To understand this critical cellular process, biologists are studying the fine details of the structural changes involved, and how they are regulated. RNAP complexes vary from one species to another, but a core subset of proteins is found throughout archaeal and eukaryotic life forms. Comparison of archaeal and eukaryotic proteins reveals how structural motifs have been modified during evolution, so that function is maintained while regulation has become more complex in eukaryotic species.
The Murakami group (Penn. State) determined the crystal structure of RNAP from the archaeal species Thermococcus kodakarensis, which is believed to be similar to the common ancestor of Archaea and Eukaryota. Diffraction data were collected at CHESS F1 station, and the structure was solved, to 3.5 Å resolution, with the help of known RNAP and RNAP subunit structures. The final refinement gave Rwork/Rfree of 27.7/31.6%.

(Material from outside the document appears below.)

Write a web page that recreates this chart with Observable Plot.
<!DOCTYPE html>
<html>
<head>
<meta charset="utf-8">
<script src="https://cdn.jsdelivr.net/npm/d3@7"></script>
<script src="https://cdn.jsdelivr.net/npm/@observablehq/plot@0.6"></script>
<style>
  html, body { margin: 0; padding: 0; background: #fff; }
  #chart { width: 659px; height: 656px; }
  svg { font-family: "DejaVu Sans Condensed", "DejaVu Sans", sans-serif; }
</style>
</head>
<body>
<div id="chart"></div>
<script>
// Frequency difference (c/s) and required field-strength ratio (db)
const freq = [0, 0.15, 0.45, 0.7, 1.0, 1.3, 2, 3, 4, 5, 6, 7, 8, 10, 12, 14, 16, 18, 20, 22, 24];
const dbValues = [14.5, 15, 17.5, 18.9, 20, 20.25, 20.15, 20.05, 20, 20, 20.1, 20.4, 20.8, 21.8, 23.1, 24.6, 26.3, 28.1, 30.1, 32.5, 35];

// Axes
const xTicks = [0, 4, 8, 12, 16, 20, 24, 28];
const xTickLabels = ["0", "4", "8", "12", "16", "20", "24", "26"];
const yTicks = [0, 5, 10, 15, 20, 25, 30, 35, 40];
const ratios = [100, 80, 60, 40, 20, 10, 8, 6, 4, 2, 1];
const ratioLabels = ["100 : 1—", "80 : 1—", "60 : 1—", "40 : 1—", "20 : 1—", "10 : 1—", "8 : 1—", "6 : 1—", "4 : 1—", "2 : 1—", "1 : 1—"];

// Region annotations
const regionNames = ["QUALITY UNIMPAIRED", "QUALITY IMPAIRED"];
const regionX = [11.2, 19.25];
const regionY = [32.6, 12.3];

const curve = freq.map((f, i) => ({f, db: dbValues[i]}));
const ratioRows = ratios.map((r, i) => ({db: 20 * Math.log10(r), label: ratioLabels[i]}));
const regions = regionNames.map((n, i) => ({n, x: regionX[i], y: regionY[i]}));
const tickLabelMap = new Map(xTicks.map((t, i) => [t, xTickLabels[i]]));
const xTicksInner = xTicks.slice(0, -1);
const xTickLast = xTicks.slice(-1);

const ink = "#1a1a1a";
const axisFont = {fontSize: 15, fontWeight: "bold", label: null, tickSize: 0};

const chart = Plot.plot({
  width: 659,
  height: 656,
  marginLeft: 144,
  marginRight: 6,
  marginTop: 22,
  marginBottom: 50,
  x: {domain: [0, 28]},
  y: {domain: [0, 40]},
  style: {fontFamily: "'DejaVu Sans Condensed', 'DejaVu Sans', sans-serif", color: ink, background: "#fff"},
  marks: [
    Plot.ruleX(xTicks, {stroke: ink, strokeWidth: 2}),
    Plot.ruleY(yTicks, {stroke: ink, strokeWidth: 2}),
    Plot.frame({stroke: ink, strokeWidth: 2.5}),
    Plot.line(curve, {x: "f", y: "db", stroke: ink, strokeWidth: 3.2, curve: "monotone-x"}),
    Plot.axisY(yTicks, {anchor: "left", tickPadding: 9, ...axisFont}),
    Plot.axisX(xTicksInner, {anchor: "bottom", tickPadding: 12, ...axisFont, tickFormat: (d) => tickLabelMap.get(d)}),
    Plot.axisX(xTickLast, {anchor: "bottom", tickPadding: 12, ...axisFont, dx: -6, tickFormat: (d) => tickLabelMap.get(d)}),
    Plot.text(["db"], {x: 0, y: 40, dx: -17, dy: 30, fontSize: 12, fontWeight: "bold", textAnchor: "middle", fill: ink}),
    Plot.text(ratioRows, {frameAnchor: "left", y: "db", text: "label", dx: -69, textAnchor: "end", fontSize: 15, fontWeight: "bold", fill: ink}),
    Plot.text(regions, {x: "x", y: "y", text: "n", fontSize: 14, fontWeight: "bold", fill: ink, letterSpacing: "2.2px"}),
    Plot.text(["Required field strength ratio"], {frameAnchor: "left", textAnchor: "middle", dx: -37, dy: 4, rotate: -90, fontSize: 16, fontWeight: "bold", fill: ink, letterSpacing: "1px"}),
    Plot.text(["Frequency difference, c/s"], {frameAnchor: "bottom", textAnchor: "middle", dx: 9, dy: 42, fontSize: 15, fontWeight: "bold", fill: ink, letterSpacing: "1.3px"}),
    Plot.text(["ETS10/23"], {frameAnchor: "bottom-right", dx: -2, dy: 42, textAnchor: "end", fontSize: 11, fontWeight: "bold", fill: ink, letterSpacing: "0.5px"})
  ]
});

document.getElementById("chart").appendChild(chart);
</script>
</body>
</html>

The overall T. kodakarensis RNAP structure is similar to that of the yeast RNAP Pol II, but has the “clamp” (protein 1 in the figure) in an opened position and the “stalk” (proteins 4 and 7) rotated 12° relative to the Pol II position. The new structure leads to a model for the domain motions involved as the RNAP “clamp” closes about a DNA strand. Concerted motion of the clamp and stalk resolve the problem of steric clashes observed in open models constructed from the Pol II crystal structure by moving only the clamp domain. Alignment of the two structures also helps to identify the surface regions involved in regulation by eukaryotic-specific transcription factors.
References:
[1] S.-H. Jun, A. Hirata, T. Kanai, T. J. Santangelo, T. Imanaka, and K. S. Murakami, "The X-ray crystal structure of the euryarchaeal RNA polymerase in an open-clamp configuration," Nature Commun. DOI: 10.1038/ncomms6132 (2014).